§ **SUPPLIED DATA**

----------

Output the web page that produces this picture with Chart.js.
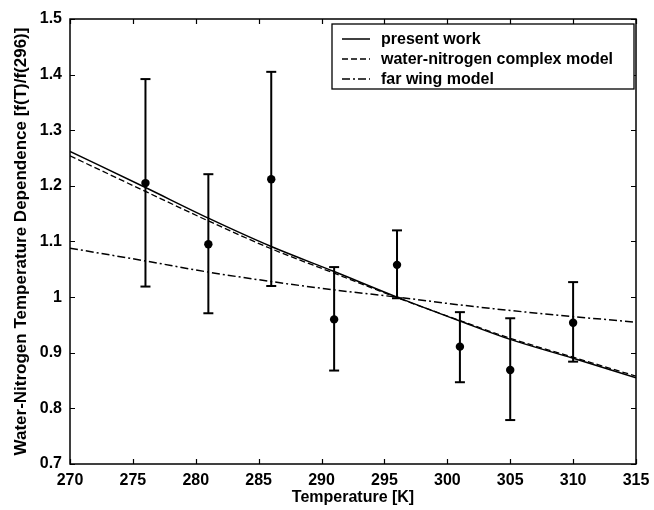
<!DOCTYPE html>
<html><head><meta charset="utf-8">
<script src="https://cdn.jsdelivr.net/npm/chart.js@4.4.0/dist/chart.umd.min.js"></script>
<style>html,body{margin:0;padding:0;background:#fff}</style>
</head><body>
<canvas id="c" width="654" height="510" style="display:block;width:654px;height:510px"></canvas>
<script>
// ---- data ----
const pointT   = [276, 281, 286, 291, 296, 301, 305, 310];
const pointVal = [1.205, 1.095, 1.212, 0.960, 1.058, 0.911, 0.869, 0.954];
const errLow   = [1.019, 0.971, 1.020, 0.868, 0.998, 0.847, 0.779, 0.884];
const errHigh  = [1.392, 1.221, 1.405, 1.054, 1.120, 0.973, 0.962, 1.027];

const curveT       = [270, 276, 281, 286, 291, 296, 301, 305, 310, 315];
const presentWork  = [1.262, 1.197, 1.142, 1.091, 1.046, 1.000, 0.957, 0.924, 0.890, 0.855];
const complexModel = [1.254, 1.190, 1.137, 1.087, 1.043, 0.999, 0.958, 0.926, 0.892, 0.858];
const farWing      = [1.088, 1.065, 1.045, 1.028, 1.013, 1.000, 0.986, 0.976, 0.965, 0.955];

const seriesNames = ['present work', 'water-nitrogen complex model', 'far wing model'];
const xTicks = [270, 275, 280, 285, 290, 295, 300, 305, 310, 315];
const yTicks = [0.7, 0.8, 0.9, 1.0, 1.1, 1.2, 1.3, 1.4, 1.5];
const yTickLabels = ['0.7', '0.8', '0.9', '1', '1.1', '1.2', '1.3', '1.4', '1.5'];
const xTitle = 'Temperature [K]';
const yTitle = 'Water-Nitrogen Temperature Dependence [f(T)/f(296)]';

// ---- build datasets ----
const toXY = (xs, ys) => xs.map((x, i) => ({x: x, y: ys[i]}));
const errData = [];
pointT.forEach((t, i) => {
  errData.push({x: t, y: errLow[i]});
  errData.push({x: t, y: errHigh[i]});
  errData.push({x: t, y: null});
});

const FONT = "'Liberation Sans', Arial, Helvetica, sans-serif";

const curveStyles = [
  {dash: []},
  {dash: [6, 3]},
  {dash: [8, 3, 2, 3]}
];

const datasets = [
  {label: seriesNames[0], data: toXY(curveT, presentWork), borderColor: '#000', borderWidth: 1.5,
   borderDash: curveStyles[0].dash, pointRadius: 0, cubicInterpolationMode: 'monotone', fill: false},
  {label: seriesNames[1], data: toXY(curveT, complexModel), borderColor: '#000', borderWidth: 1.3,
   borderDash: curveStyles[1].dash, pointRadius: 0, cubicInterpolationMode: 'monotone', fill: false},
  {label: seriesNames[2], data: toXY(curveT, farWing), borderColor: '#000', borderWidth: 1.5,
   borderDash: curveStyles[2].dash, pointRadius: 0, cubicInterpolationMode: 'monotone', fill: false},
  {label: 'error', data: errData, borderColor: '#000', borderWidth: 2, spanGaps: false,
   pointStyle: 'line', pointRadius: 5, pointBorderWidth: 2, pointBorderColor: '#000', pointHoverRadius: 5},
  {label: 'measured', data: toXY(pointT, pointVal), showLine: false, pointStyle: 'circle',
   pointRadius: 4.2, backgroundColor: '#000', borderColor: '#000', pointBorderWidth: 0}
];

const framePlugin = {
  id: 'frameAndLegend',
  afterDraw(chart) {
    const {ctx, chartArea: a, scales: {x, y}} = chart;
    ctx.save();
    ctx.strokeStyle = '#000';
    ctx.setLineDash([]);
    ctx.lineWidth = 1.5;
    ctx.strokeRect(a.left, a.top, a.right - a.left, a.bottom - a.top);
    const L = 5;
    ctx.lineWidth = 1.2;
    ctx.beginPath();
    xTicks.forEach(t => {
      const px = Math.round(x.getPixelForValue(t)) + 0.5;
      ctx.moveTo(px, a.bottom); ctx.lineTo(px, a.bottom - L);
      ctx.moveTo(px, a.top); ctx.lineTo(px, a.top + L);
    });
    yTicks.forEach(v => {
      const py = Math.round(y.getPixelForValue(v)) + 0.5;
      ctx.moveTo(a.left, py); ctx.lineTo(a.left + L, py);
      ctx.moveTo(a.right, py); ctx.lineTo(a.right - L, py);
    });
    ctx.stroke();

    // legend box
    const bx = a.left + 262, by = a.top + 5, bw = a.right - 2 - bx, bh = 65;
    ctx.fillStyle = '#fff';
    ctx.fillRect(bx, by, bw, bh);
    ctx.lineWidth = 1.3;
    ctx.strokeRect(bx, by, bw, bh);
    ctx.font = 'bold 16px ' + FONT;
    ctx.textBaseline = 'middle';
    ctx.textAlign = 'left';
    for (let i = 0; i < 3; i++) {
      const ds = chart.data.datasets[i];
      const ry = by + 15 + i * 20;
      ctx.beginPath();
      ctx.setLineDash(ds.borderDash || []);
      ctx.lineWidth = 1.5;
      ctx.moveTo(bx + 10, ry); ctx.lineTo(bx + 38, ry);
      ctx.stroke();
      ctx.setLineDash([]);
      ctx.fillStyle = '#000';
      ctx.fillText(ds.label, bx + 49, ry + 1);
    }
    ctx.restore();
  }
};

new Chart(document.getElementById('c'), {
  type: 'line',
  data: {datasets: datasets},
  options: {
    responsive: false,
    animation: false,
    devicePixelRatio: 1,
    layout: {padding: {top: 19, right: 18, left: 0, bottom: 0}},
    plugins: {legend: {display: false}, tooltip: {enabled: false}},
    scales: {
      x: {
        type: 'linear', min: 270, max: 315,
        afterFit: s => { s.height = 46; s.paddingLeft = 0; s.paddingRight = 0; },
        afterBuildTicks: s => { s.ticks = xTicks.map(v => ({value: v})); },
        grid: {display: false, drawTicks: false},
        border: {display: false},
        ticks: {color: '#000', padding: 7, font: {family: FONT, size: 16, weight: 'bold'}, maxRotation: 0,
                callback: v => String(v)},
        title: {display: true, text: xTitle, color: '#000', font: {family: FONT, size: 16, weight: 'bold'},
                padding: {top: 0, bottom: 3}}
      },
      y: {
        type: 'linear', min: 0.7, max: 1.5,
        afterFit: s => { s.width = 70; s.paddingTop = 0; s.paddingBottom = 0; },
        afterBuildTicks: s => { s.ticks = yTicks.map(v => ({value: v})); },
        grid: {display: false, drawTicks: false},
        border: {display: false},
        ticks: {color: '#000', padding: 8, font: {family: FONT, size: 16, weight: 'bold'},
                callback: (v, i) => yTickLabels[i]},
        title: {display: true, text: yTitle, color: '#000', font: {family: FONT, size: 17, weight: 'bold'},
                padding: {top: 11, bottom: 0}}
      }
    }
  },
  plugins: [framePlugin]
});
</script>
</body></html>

----------

§ **SET PROBLEM**
Set down all the data again exactly as above, pictures excluded.

§ **FINISHED EXERCISE**
Output the web page that produces this picture with Chart.js.
<!DOCTYPE html>
<html><head><meta charset="utf-8">
<script src="https://cdn.jsdelivr.net/npm/chart.js@4.4.0/dist/chart.umd.min.js"></script>
<style>html,body{margin:0;padding:0;background:#fff}</style>
</head><body>
<canvas id="c" width="654" height="510" style="display:block;width:654px;height:510px"></canvas>
<script>
// ---- data ----
const pointT   = [276, 281, 286, 291, 296, 301, 305, 310];
const pointVal = [1.205, 1.095, 1.212, 0.960, 1.058, 0.911, 0.869, 0.954];
const errLow   = [1.019, 0.971, 1.020, 0.868, 0.998, 0.847, 0.779, 0.884];
const errHigh  = [1.392, 1.221, 1.405, 1.054, 1.120, 0.973, 0.962, 1.027];

const curveT       = [270, 276, 281, 286, 291, 296, 301, 305, 310, 315];
const presentWork  = [1.262, 1.197, 1.142, 1.091, 1.046, 1.000, 0.957, 0.924, 0.890, 0.855];
const complexModel = [1.254, 1.190, 1.137, 1.087, 1.043, 0.999, 0.958, 0.926, 0.892, 0.858];
const farWing      = [1.088, 1.065, 1.045, 1.028, 1.013, 1.000, 0.986, 0.976, 0.965, 0.955];

const seriesNames = ['present work', 'water-nitrogen complex model', 'far wing model'];
const xTicks = [270, 275, 280, 285, 290, 295, 300, 305, 310, 315];
const yTicks = [0.7, 0.8, 0.9, 1.0, 1.1, 1.2, 1.3, 1.4, 1.5];
const yTickLabels = ['0.7', '0.8', '0.9', '1', '1.1', '1.2', '1.3', '1.4', '1.5'];
const xTitle = 'Temperature [K]';
const yTitle = 'Water-Nitrogen Temperature Dependence [f(T)/f(296)]';

// ---- build datasets ----
const toXY = (xs, ys) => xs.map((x, i) => ({x: x, y: ys[i]}));
const errData = [];
pointT.forEach((t, i) => {
  errData.push({x: t, y: errLow[i]});
  errData.push({x: t, y: errHigh[i]});
  errData.push({x: t, y: null});
});

const FONT = "'Liberation Sans', Arial, Helvetica, sans-serif";

const curveStyles = [
  {dash: []},
  {dash: [6, 3]},
  {dash: [8, 3, 2, 3]}
];

const datasets = [
  {label: seriesNames[0], data: toXY(curveT, presentWork), borderColor: '#000', borderWidth: 1.5,
   borderDash: curveStyles[0].dash, pointRadius: 0, cubicInterpolationMode: 'monotone', fill: false},
  {label: seriesNames[1], data: toXY(curveT, complexModel), borderColor: '#000', borderWidth: 1.3,
   borderDash: curveStyles[1].dash, pointRadius: 0, cubicInterpolationMode: 'monotone', fill: false},
  {label: seriesNames[2], data: toXY(curveT, farWing), borderColor: '#000', borderWidth: 1.5,
   borderDash: curveStyles[2].dash, pointRadius: 0, cubicInterpolationMode: 'monotone', fill: false},
  {label: 'error', data: errData, borderColor: '#000', borderWidth: 2, spanGaps: false,
   pointStyle: 'line', pointRadius: 5, pointBorderWidth: 2, pointBorderColor: '#000', pointHoverRadius: 5},
  {label: 'measured', data: toXY(pointT, pointVal), showLine: false, pointStyle: 'circle',
   pointRadius: 4.2, backgroundColor: '#000', borderColor: '#000', pointBorderWidth: 0}
];

const framePlugin = {
  id: 'frameAndLegend',
  afterDraw(chart) {
    const {ctx, chartArea: a, scales: {x, y}} = chart;
    ctx.save();
    ctx.strokeStyle = '#000';
    ctx.setLineDash([]);
    ctx.lineWidth = 1.5;
    ctx.strokeRect(a.left, a.top, a.right - a.left, a.bottom - a.top);
    const L = 5;
    ctx.lineWidth = 1.2;
    ctx.beginPath();
    xTicks.forEach(t => {
      const px = Math.round(x.getPixelForValue(t)) + 0.5;
      ctx.moveTo(px, a.bottom); ctx.lineTo(px, a.bottom - L);
      ctx.moveTo(px, a.top); ctx.lineTo(px, a.top + L);
    });
    yTicks.forEach(v => {
      const py = Math.round(y.getPixelForValue(v)) + 0.5;
      ctx.moveTo(a.left, py); ctx.lineTo(a.left + L, py);
      ctx.moveTo(a.right, py); ctx.lineTo(a.right - L, py);
    });
    ctx.stroke();

    // legend box
    const bx = a.left + 262, by = a.top + 5, bw = a.right - 2 - bx, bh = 65;
    ctx.fillStyle = '#fff';
    ctx.fillRect(bx, by, bw, bh);
    ctx.lineWidth = 1.3;
    ctx.strokeRect(bx, by, bw, bh);
    ctx.font = 'bold 16px ' + FONT;
    ctx.textBaseline = 'middle';
    ctx.textAlign = 'left';
    for (let i = 0; i < 3; i++) {
      const ds = chart.data.datasets[i];
      const ry = by + 15 + i * 20;
      ctx.beginPath();
      ctx.setLineDash(ds.borderDash || []);
      ctx.lineWidth = 1.5;
      ctx.moveTo(bx + 10, ry); ctx.lineTo(bx + 38, ry);
      ctx.stroke();
      ctx.setLineDash([]);
      ctx.fillStyle = '#000';
      ctx.fillText(ds.label, bx + 49, ry + 1);
    }
    ctx.restore();
  }
};

new Chart(document.getElementById('c'), {
  type: 'line',
  data: {datasets: datasets},
  options: {
    responsive: false,
    animation: false,
    devicePixelRatio: 1,
    layout: {padding: {top: 19, right: 18, left: 0, bottom: 0}},
    plugins: {legend: {display: false}, tooltip: {enabled: false}},
    scales: {
      x: {
        type: 'linear', min: 270, max: 315,
        afterFit: s => { s.height = 46; s.paddingLeft = 0; s.paddingRight = 0; },
        afterBuildTicks: s => { s.ticks = xTicks.map(v => ({value: v})); },
        grid: {display: false, drawTicks: false},
        border: {display: false},
        ticks: {color: '#000', padding: 7, font: {family: FONT, size: 16, weight: 'bold'}, maxRotation: 0,
                callback: v => String(v)},
        title: {display: true, text: xTitle, color: '#000', font: {family: FONT, size: 16, weight: 'bold'},
                padding: {top: 0, bottom: 3}}
      },
      y: {
        type: 'linear', min: 0.7, max: 1.5,
        afterFit: s => { s.width = 70; s.paddingTop = 0; s.paddingBottom = 0; },
        afterBuildTicks: s => { s.ticks = yTicks.map(v => ({value: v})); },
        grid: {display: false, drawTicks: false},
        border: {display: false},
        ticks: {color: '#000', padding: 8, font: {family: FONT, size: 16, weight: 'bold'},
                callback: (v, i) => yTickLabels[i]},
        title: {display: true, text: yTitle, color: '#000', font: {family: FONT, size: 17, weight: 'bold'},
                padding: {top: 11, bottom: 0}}
      }
    }
  },
  plugins: [framePlugin]
});
</script>
</body></html>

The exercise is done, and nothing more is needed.